Let us hasten to give encouragement to agriculture and manufactures, that commerce may reinstate itself, and our people have employment. Let us review the condition of the suffering poor, and wipe from our country the reproach of forgetting them. Let us devise means to establish schools of instruction, that we may banish the ignorance that the ancien regime of kings and priests had spread among the people. Let us propagate morality, unfettered by superstition. Let us cultivate justice and benevolence, that the God of our fathers may bless us. The helpless infant and the aged poor cry to us to remember them. Let not wretchedness be seen in our streets. Let France exhibit to the world the glorious example of expelling ignorance and misery together.

"Let these, my virtuous colleagues, be the subject of our care that, when we return among our fellow-citizens they may say, Worthy representatives! you have done well.
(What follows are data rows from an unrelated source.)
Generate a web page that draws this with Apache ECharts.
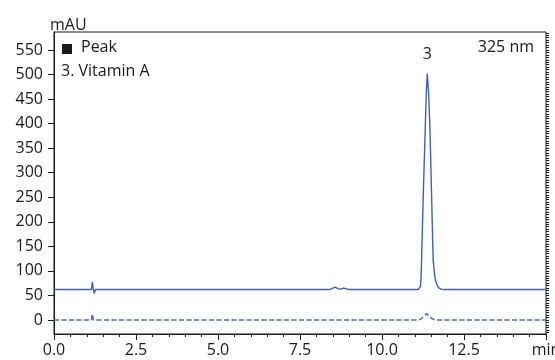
<!DOCTYPE html>
<html>
<head>
<meta charset="utf-8">
<script src="https://cdn.jsdelivr.net/npm/echarts@6/dist/echarts.min.js"></script>
<style>
  html, body { margin: 0; padding: 0; background: #fff; }
  #chart { width: 555px; height: 360px; }
</style>
</head>
<body>
<div id="chart"></div>
<script>
// 325 nm trace (solid)
const uvTime = [0.00, 1.14, 1.17, 1.20, 1.23, 1.26, 1.70, 1.73, 1.76, 2.55, 2.60, 2.65,
  4.58, 4.62, 4.66, 8.40, 8.50, 8.57, 8.66, 8.74, 8.82, 8.90, 9.00,
  11.10, 11.15, 11.17, 11.19, 11.21, 11.26, 11.32, 11.35, 11.38, 11.42, 11.46,
  11.51, 11.56, 11.61, 11.66, 11.72, 11.80, 11.90, 15.00];
const uvSignal = [62, 62, 78, 62, 54, 62, 62, 64, 62, 62, 63, 62,
  62, 63, 62, 62, 65, 67, 64, 63, 65, 64, 62,
  62, 64, 68, 85, 130, 259, 394, 463, 502, 463, 394,
  259, 122, 88, 74, 66, 63, 62, 62];

// blank trace (dashed)
const blankTime = [0.00, 1.14, 1.17, 1.20, 1.22, 1.25, 2.55, 2.60, 2.65,
  11.12, 11.20, 11.28, 11.36, 11.42, 11.50, 11.58, 11.68, 15.00];
const blankSignal = [0, 0, 12, 0, -4, 0, 0, 1.5, 0,
  0, 3, 8, 13, 10, 4, 1, 0, 0];

const yTicks = [0, 50, 100, 150, 200, 250, 300, 350, 400, 450, 500, 550];
const peakNames = ['3. Vitamin A'];
const peakLabel = '3';
const wavelength = '325 nm';

const yMinor = [];
for (let v = -25; v <= 585; v += 5) yMinor.push(v);

const font = 'Open Sans';
const ink = '#1a1a1a';
const blue = '#3f60b3';

const zip = (xs, ys) => xs.map((x, i) => [x, ys[i]]);

const chart = echarts.init(document.getElementById('chart'));

const option = {
  animation: false,
  textStyle: { fontFamily: font, color: ink },
  title: {
    text: 'mAU',
    left: 45,
    top: 12,
    textStyle: { fontFamily: font, fontSize: 16, fontWeight: 'normal', color: ink }
  },
  grid: {
    left: 54, right: 9, top: 32, bottom: 26,
    outerBoundsMode: 'none',
    containLabel: false,
    show: true, borderColor: ink, borderWidth: 1, backgroundColor: 'transparent'
  },
  xAxis: {
    type: 'value',
    min: 0, max: 15, interval: 2.5,
    axisLine: { onZero: false, lineStyle: { color: ink, width: 1 } },
    axisTick: { length: 6, lineStyle: { color: ink } },
    minorTick: { show: true, splitNumber: 5, length: 3, lineStyle: { color: ink } },
    splitLine: { show: false },
    axisLabel: {
      margin: 8, fontSize: 16, color: ink, fontFamily: font,
      formatter: v => (v === 15 ? 'min' : v.toFixed(1))
    }
  },
  yAxis: [
    {
      type: 'value',
      min: -28.5, max: 586.7,
      axisLine: { show: true, onZero: false, lineStyle: { color: ink, width: 1 } },
      axisTick: { show: true, length: 6, customValues: yTicks, lineStyle: { color: ink } },
      splitLine: { show: false },
      axisLabel: { margin: 11, fontSize: 16, color: ink, fontFamily: font, customValues: yTicks }
    },
    {
      type: 'value',
      min: -28.5, max: 586.7,
      axisLine: { show: false, onZero: false },
      axisTick: { show: true, length: 3, customValues: yMinor, lineStyle: { color: ink } },
      splitLine: { show: false },
      axisLabel: { show: false }
    }
  ],
  graphic: [
    { type: 'rect', left: 62, top: 44, shape: { width: 10, height: 10 }, style: { fill: ink } },
    { type: 'text', left: 81, top: 39, style: { text: 'Peak', font: '16px ' + font, fill: ink } },
    { type: 'text', left: 61, top: 63, style: { text: peakNames.join('\n'), font: '16px ' + font, fill: ink } },
    { type: 'text', right: 21, top: 39, style: { text: wavelength, font: '16px ' + font, fill: ink } }
  ],
  series: [
    {
      name: 'UV',
      type: 'line',
      data: zip(uvTime, uvSignal),
      showSymbol: false,
      lineStyle: { color: blue, width: 1.4 },
      markPoint: {
        symbol: 'circle',
        symbolSize: 0,
        label: { show: true, position: 'top', distance: 11, formatter: peakLabel, fontSize: 16, color: ink, fontFamily: font },
        data: [{ type: 'max' }]
      }
    },
    {
      name: 'Blank',
      type: 'line',
      data: zip(blankTime, blankSignal),
      showSymbol: false,
      z: 3,
      lineStyle: { color: '#4a6cb8', width: 1.5, type: [5, 2.5] }
    }
  ]
};

chart.setOption(option);
</script>
</body>
</html>
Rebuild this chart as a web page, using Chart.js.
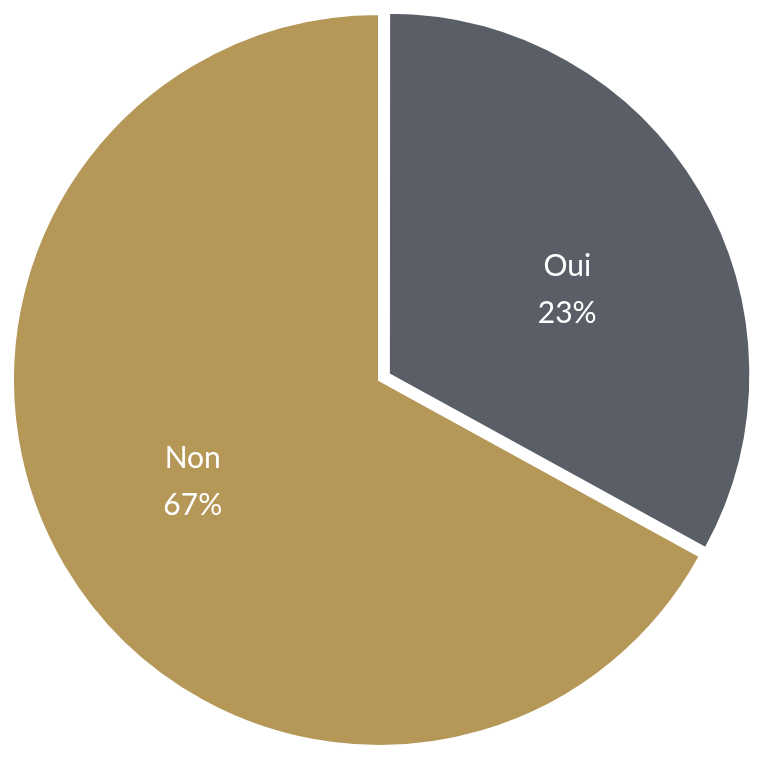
<!DOCTYPE html>
<html>
<head>
<meta charset="utf-8">
<script src="https://cdn.jsdelivr.net/npm/chart.js@4"></script>
<style>
html,body{margin:0;padding:0;background:#fff;font-family:Lato,sans-serif;}
#wrap{width:765px;height:759px;position:relative;}
</style>
</head>
<body>
<div id="wrap"><canvas id="c" width="765" height="759"></canvas></div>
<script>
const categories = ["Oui", "Non"];
const values = [33, 67];
const valueLabels = ["23%", "67%"];
const colors = ["#5a5e66", "#b59758"];

const shrinkPlugin = {
  id: 'shrinkExploded',
  beforeDatasetsDraw(chart) {
    const meta = chart.getDatasetMeta(0);
    const arc = meta.data[0];
    if (arc) arc.outerRadius = chart.options.radius - 6;
  }
};

const labelPlugin = {
  id: 'sliceLabels',
  afterDatasetsDraw(chart) {
    const ctx = chart.ctx;
    const meta = chart.getDatasetMeta(0);
    ctx.save();
    ctx.fillStyle = '#ffffff';
    ctx.font = '30px Lato, "Open Sans", sans-serif';
    ctx.textAlign = 'center';
    ctx.textBaseline = 'middle';
    meta.data.forEach((arc, i) => {
      const p = arc.getProps(['x','y','startAngle','endAngle'], true);
      const mid = (p.startAngle + p.endAngle) / 2 + 0.06;
      const d = 366 * 0.575;
      const cx = p.x + Math.cos(mid) * d + 1;
      const cy = p.y + Math.sin(mid) * d + 6;
      ctx.fillText(categories[i], cx, cy - 23.5);
      ctx.fillText(valueLabels[i], cx, cy + 23.5);
    });
    ctx.restore();
  }
};

function draw() {
  new Chart(document.getElementById('c'), {
    type: 'pie',
    data: {
      labels: categories,
      datasets: [{
        data: values,
        backgroundColor: colors,
        borderColor: '#ffffff',
        borderWidth: 2,
        offset: [46, 0]
      }]
    },
    options: {
      responsive: false,
      animation: false,
      radius: 366,
      layout: { padding: { left: 0, right: 7, top: 1, bottom: 0 } },
      plugins: { legend: { display: false }, tooltip: { enabled: false } }
    },
    plugins: [shrinkPlugin, labelPlugin]
  });
}
if (document.fonts && document.fonts.load) {
  document.fonts.load('30px Lato').then(draw, draw);
} else {
  draw();
}
</script>
</body>
</html>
You have done justice and honour to our brave defenders. You have encouraged agriculture,cherished our decayed manufactures, given new life to commerce, and employment to our people. You have removed from our country the reproach of forgetting the poor -- You have caused the cry of the orphan to cease -- You have wiped the tear from the eye of the suffering mother -- You have given comfort to the aged and infirm -- You have penetrated into the gloomy recesses of wretchedness, and have banished it. Welcome among us, ye brave and virtuous representatives, and may your example be followed by your successors!"

THOMAS PAINE.

PARIS, 1797 [The French pamphlet is without date. -- Editor.]